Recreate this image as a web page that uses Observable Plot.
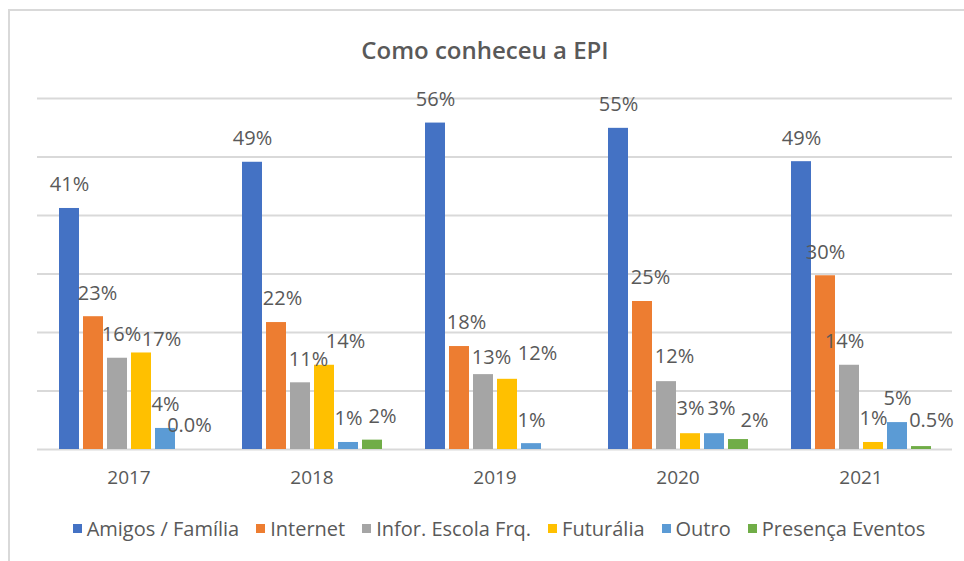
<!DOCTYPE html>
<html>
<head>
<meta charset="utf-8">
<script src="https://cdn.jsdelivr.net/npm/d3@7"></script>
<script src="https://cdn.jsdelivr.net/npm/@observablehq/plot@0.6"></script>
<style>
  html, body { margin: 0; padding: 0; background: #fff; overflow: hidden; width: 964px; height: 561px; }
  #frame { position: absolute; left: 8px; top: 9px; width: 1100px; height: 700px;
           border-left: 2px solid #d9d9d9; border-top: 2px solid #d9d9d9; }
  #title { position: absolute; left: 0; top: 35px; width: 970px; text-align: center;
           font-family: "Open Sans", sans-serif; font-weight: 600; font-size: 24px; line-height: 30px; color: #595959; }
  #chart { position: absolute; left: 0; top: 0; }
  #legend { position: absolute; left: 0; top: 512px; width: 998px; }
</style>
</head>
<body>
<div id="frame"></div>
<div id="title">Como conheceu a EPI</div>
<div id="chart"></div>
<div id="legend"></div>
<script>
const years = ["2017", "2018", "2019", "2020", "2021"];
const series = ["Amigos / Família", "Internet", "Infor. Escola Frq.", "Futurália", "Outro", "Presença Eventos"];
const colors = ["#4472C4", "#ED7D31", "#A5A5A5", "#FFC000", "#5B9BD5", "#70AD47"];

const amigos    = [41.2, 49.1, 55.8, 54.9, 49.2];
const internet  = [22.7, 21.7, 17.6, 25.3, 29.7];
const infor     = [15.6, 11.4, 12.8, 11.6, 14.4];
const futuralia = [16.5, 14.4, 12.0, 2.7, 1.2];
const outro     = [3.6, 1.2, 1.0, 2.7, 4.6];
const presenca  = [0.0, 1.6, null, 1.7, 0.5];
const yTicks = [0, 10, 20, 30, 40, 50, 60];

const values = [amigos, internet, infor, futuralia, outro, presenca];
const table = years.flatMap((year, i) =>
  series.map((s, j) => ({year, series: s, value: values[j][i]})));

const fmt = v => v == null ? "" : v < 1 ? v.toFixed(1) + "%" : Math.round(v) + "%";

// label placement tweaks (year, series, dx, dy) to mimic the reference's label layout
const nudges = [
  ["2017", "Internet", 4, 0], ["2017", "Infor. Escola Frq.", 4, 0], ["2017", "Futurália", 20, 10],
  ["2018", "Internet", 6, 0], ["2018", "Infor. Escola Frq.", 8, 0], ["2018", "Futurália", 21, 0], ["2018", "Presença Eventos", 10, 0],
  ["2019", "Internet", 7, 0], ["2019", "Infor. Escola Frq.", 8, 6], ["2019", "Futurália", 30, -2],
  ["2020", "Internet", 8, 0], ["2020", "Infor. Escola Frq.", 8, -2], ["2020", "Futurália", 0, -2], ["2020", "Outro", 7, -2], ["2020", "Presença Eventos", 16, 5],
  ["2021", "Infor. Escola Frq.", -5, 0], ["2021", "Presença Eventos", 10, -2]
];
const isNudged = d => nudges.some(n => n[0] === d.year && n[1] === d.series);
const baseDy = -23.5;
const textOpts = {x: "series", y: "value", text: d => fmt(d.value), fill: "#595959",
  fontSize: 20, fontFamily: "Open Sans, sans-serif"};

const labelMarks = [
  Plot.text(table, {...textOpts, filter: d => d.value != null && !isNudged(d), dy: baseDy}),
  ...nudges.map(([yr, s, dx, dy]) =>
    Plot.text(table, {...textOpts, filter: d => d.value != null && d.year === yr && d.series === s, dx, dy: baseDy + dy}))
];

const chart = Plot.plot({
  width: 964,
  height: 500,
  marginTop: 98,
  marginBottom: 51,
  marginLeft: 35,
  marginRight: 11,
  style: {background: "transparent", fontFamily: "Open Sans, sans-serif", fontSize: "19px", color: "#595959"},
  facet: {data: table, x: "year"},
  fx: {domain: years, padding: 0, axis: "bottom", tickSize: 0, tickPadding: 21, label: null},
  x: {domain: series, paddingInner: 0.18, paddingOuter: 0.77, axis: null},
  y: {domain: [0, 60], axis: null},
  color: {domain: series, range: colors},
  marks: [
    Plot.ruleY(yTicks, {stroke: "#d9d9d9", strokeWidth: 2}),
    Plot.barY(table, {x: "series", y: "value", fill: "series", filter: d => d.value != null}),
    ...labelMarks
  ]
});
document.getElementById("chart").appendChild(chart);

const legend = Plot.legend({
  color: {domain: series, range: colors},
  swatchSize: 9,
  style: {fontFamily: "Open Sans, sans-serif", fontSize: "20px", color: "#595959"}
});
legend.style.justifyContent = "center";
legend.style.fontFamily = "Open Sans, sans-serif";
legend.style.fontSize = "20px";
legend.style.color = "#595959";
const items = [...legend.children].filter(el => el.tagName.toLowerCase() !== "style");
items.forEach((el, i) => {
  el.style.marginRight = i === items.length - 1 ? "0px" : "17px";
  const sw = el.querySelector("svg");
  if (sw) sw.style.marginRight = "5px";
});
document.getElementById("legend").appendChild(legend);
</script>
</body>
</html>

#### DIRECTIONS FOR THIS TASK:
Give the material again exactly as it is, but keep the pictures out.

#### FULL ANSWER:
Recreate this image as a web page that uses Observable Plot.
<!DOCTYPE html>
<html>
<head>
<meta charset="utf-8">
<script src="https://cdn.jsdelivr.net/npm/d3@7"></script>
<script src="https://cdn.jsdelivr.net/npm/@observablehq/plot@0.6"></script>
<style>
  html, body { margin: 0; padding: 0; background: #fff; overflow: hidden; width: 964px; height: 561px; }
  #frame { position: absolute; left: 8px; top: 9px; width: 1100px; height: 700px;
           border-left: 2px solid #d9d9d9; border-top: 2px solid #d9d9d9; }
  #title { position: absolute; left: 0; top: 35px; width: 970px; text-align: center;
           font-family: "Open Sans", sans-serif; font-weight: 600; font-size: 24px; line-height: 30px; color: #595959; }
  #chart { position: absolute; left: 0; top: 0; }
  #legend { position: absolute; left: 0; top: 512px; width: 998px; }
</style>
</head>
<body>
<div id="frame"></div>
<div id="title">Como conheceu a EPI</div>
<div id="chart"></div>
<div id="legend"></div>
<script>
const years = ["2017", "2018", "2019", "2020", "2021"];
const series = ["Amigos / Família", "Internet", "Infor. Escola Frq.", "Futurália", "Outro", "Presença Eventos"];
const colors = ["#4472C4", "#ED7D31", "#A5A5A5", "#FFC000", "#5B9BD5", "#70AD47"];

const amigos    = [41.2, 49.1, 55.8, 54.9, 49.2];
const internet  = [22.7, 21.7, 17.6, 25.3, 29.7];
const infor     = [15.6, 11.4, 12.8, 11.6, 14.4];
const futuralia = [16.5, 14.4, 12.0, 2.7, 1.2];
const outro     = [3.6, 1.2, 1.0, 2.7, 4.6];
const presenca  = [0.0, 1.6, null, 1.7, 0.5];
const yTicks = [0, 10, 20, 30, 40, 50, 60];

const values = [amigos, internet, infor, futuralia, outro, presenca];
const table = years.flatMap((year, i) =>
  series.map((s, j) => ({year, series: s, value: values[j][i]})));

const fmt = v => v == null ? "" : v < 1 ? v.toFixed(1) + "%" : Math.round(v) + "%";

// label placement tweaks (year, series, dx, dy) to mimic the reference's label layout
const nudges = [
  ["2017", "Internet", 4, 0], ["2017", "Infor. Escola Frq.", 4, 0], ["2017", "Futurália", 20, 10],
  ["2018", "Internet", 6, 0], ["2018", "Infor. Escola Frq.", 8, 0], ["2018", "Futurália", 21, 0], ["2018", "Presença Eventos", 10, 0],
  ["2019", "Internet", 7, 0], ["2019", "Infor. Escola Frq.", 8, 6], ["2019", "Futurália", 30, -2],
  ["2020", "Internet", 8, 0], ["2020", "Infor. Escola Frq.", 8, -2], ["2020", "Futurália", 0, -2], ["2020", "Outro", 7, -2], ["2020", "Presença Eventos", 16, 5],
  ["2021", "Infor. Escola Frq.", -5, 0], ["2021", "Presença Eventos", 10, -2]
];
const isNudged = d => nudges.some(n => n[0] === d.year && n[1] === d.series);
const baseDy = -23.5;
const textOpts = {x: "series", y: "value", text: d => fmt(d.value), fill: "#595959",
  fontSize: 20, fontFamily: "Open Sans, sans-serif"};

const labelMarks = [
  Plot.text(table, {...textOpts, filter: d => d.value != null && !isNudged(d), dy: baseDy}),
  ...nudges.map(([yr, s, dx, dy]) =>
    Plot.text(table, {...textOpts, filter: d => d.value != null && d.year === yr && d.series === s, dx, dy: baseDy + dy}))
];

const chart = Plot.plot({
  width: 964,
  height: 500,
  marginTop: 98,
  marginBottom: 51,
  marginLeft: 35,
  marginRight: 11,
  style: {background: "transparent", fontFamily: "Open Sans, sans-serif", fontSize: "19px", color: "#595959"},
  facet: {data: table, x: "year"},
  fx: {domain: years, padding: 0, axis: "bottom", tickSize: 0, tickPadding: 21, label: null},
  x: {domain: series, paddingInner: 0.18, paddingOuter: 0.77, axis: null},
  y: {domain: [0, 60], axis: null},
  color: {domain: series, range: colors},
  marks: [
    Plot.ruleY(yTicks, {stroke: "#d9d9d9", strokeWidth: 2}),
    Plot.barY(table, {x: "series", y: "value", fill: "series", filter: d => d.value != null}),
    ...labelMarks
  ]
});
document.getElementById("chart").appendChild(chart);

const legend = Plot.legend({
  color: {domain: series, range: colors},
  swatchSize: 9,
  style: {fontFamily: "Open Sans, sans-serif", fontSize: "20px", color: "#595959"}
});
legend.style.justifyContent = "center";
legend.style.fontFamily = "Open Sans, sans-serif";
legend.style.fontSize = "20px";
legend.style.color = "#595959";
const items = [...legend.children].filter(el => el.tagName.toLowerCase() !== "style");
items.forEach((el, i) => {
  el.style.marginRight = i === items.length - 1 ? "0px" : "17px";
  const sw = el.querySelector("svg");
  if (sw) sw.style.marginRight = "5px";
});
document.getElementById("legend").appendChild(legend);
</script>
</body>
</html>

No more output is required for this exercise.